A meeting of two technological revolutions
It seems likely that Virtual and Augmented Reality will establish themselves as digital tools in a wide variety of industries over the next few years. The application scenarios are extremely diverse and can be found primarily in product design for verifying concepts and variants using digital models that are as photorealistic as possible, or in engineering for digital safeguards with regard to buildability, ergonomics or aerodynamics. Other areas include virtual factory planning, ergonomic workplace design and, last but not least, a multitude of applications in marketing and sales. Today, for example, there are corresponding VR exhibits at many trade fairs or complete virtual showrooms with corresponding systems and VR applications in the automotive sector.
What all these scenarios have in common is that, due to the specific requirements for data transfer rates, bandwidths, performance and hardware, they can hardly be used across the board, but only selectively and in a specific hardware setting. One decisive detail is missing for expanding the application base: a real-time data flow. This means that data transmission to any location must be possible with minimal latency. It seems to be very good timing that the introduction of the latest mobile communication standard 5G is just about to take place at a time when immersive technologies are ripe for broad commercial use.
The introduction of the 4G standard (LTE) already reduced response time by around two thirds compared to the 3G UMTS standard: from 100 to around 30 milliseconds. In comparison, 5G represents another quantum leap in latency. The response time within the latest mobile communication standard is just one millisecond, which is extremely close to real-time transmission.
5G could thus be a promising approach for the future, area-wide application of VR - and in this context also AR applications. With low end-to-end latency times of less than 20 milliseconds, very good VR experiences can already be achieved and the degree of possible interactivity for future mobile VR and AR solutions can be significantly increased.

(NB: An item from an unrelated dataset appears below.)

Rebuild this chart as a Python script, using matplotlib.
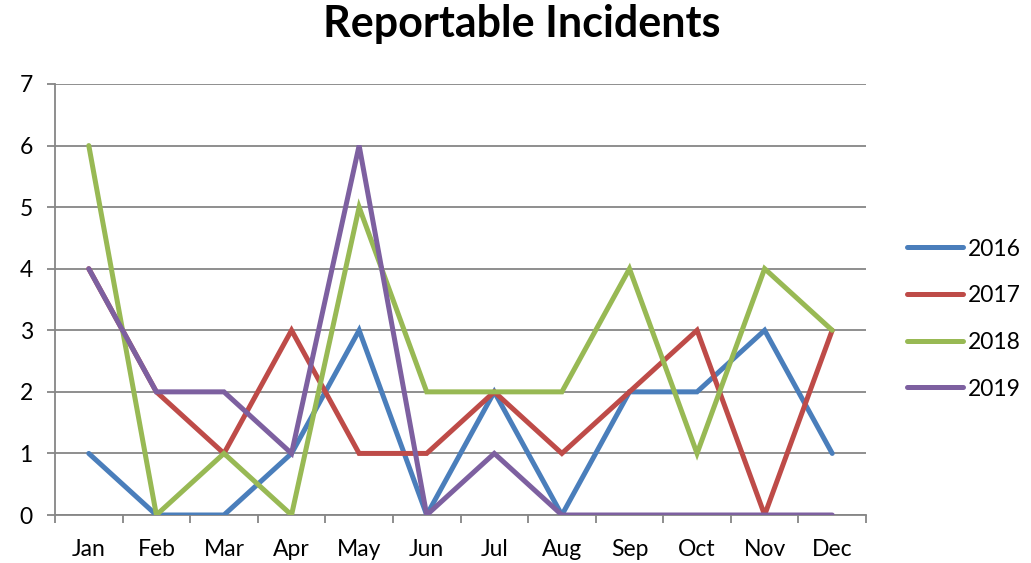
import matplotlib
matplotlib.use("Agg")
import matplotlib.pyplot as plt
import numpy as np

months = ["Jan", "Feb", "Mar", "Apr", "May", "Jun",
          "Jul", "Aug", "Sep", "Oct", "Nov", "Dec"]
incidents_2016 = [1, 0, 0, 1, 3, 0, 2, 0, 2, 2, 3, 1]
incidents_2017 = [4, 2, 1, 3, 1, 1, 2, 1, 2, 3, 0, 3]
incidents_2018 = [6, 0, 1, 0, 5, 2, 2, 2, 4, 1, 4, 3]
incidents_2019 = [4, 2, 2, 1, 6, 0, 1, 0, 0, 0, 0, 0]
series_names = ["2016", "2017", "2018", "2019"]
y_ticks = [0, 1, 2, 3, 4, 5, 6, 7]

colors = ["#4A7EBB", "#BE4B48", "#98B954", "#7D60A0"]
grid_color = "#868686"

plt.rcParams["font.family"] = ["Lato", "DejaVu Sans"]

fig = plt.figure(figsize=(10.31, 5.63), dpi=100)
ax = fig.add_axes([55 / 1031, 48 / 563, (866 - 55) / 1031, (515 - 84) / 563])

x = np.arange(len(months))
for vals, name, c in zip([incidents_2016, incidents_2017, incidents_2018, incidents_2019],
                         series_names, colors):
    ax.plot(x, vals, color=c, lw=3.6, label=name, solid_capstyle="round",
            solid_joinstyle="miter", zorder=3)

ax.set_xlim(-0.5, len(months) - 0.5)
ax.set_ylim(0, 7)
ax.set_yticks(y_ticks)
ax.yaxis.grid(True, color=grid_color, lw=1.3)
ax.set_axisbelow(True)

ax.set_xticks(x)
ax.set_xticklabels(months)
ax.set_xticks(np.arange(-0.5, len(months)), minor=True)
ax.tick_params(axis="x", which="major", length=0, pad=17, labelsize=16.5)
ax.tick_params(axis="x", which="minor", length=6, width=1.3, color=grid_color)
ax.tick_params(axis="y", length=6, width=1.3, color=grid_color, pad=10, labelsize=16.5)

for side in ["top", "right"]:
    ax.spines[side].set_visible(False)
for side in ["left", "bottom"]:
    ax.spines[side].set_color(grid_color)
    ax.spines[side].set_linewidth(1.3)

fig.text(522 / 1031, 1 - 24 / 563, "Reportable Incidents", ha="center", va="center",
         fontsize=31, fontweight="bold")

leg = fig.legend(loc="center left", bbox_to_anchor=(907 / 1031, 1 - 319 / 563),
                 frameon=False, fontsize=16.5, handlelength=2.45, handletextpad=0.2,
                 labelspacing=1.12, borderpad=0, borderaxespad=0)

fig.savefig("out.png", dpi=100)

It is not yet clear when 5G will actually be available to industry and the consumer in Germany - full coverage is not expected until after 2020. However, many companies are already experimenting with prototypical devices and simulated scenarios - including Infinity Reply in a current project carried out together with Spark Reply for a well-known automotive customer. The customer is interested in understanding the technical limits of 5G, especially for the use of AR and VR in pre-sales scenarios for passenger vehicles in the short and medium term. "Will it be possible to stream a good AR/VR experience? When will it be practically feasible and under what real conditions?" – these were the questions that had to be answered as part of the project.
A major challenge for the project managers were the different requirements of the automobile manufacturer's sales locations in terms of network infrastructure and hardware. A hurdle that 5G technology could solve: With the promise of high bandwidth and low latency of 5G, AR and VR could theoretically be provided without significant local computing hardware, but could rather be computed on the network, reducing the complexity of the AR/VR end user devices and thus greatly facilitating the roll-out of the technology. In order to verify these premises, the project streamed visual content from the cloud to a mobile device as part of a theoretical analysis and pilot application. Different transmission paths (WLAN, 4G, 5G) were compared and evaluated with regard to performance, latency and visual quality.
After completing the project for 5G-based AR/VR scenarios, Infinity Reply sees great opportunities for automotive manufacturers in pre-sales scenarios. The full potential can be exploited if the extremely high visual quality made possible by technological progress is used to place the customer at the centre of the purchasing process. To this end, iterative design principles such as design thinking and agile design sprints should be applied. However, edge computing scenarios would have to be implemented in order to finally resolve the lags caused by transmission times, since latency times will remain throughout the network even if the 5G standard is used. But even this hurdle could be overcome in the medium term: AR/VR scenarios via 5G have already been successfully simulated with 6 GHz WiFi and local computers instead of edge computing.
Rather than waiting for mobile network operators to provide broader 5G coverage, companies should seize the opportunity today to implement pilot projects and develop mobile AR/VR solutions that focus on the customer and provide a compelling customer experience. Working with technology leaders and vertical service providers will help ensure that the solutions are designed to provide the possibilities that 5G technology will offer in the coming years.
In the near future there will be service providers focusing on the deployment of AR/VR in local (stationary) environments.
Mobile AR/VR solutions will make up a larger part of the installed base compared to stationary VR devices - despite the fact that mobile devices will still have limitations as regards reliability and performance.
As technology advances over the next five to ten years, dedicated AR devices will be available, opening the field to a much wider variety of relevant applications for professional and personal use.
Companies that develop solutions that focus on the customer and are based on user needs are likely to be more successful than companies that focus only on the available technology found in most industries today.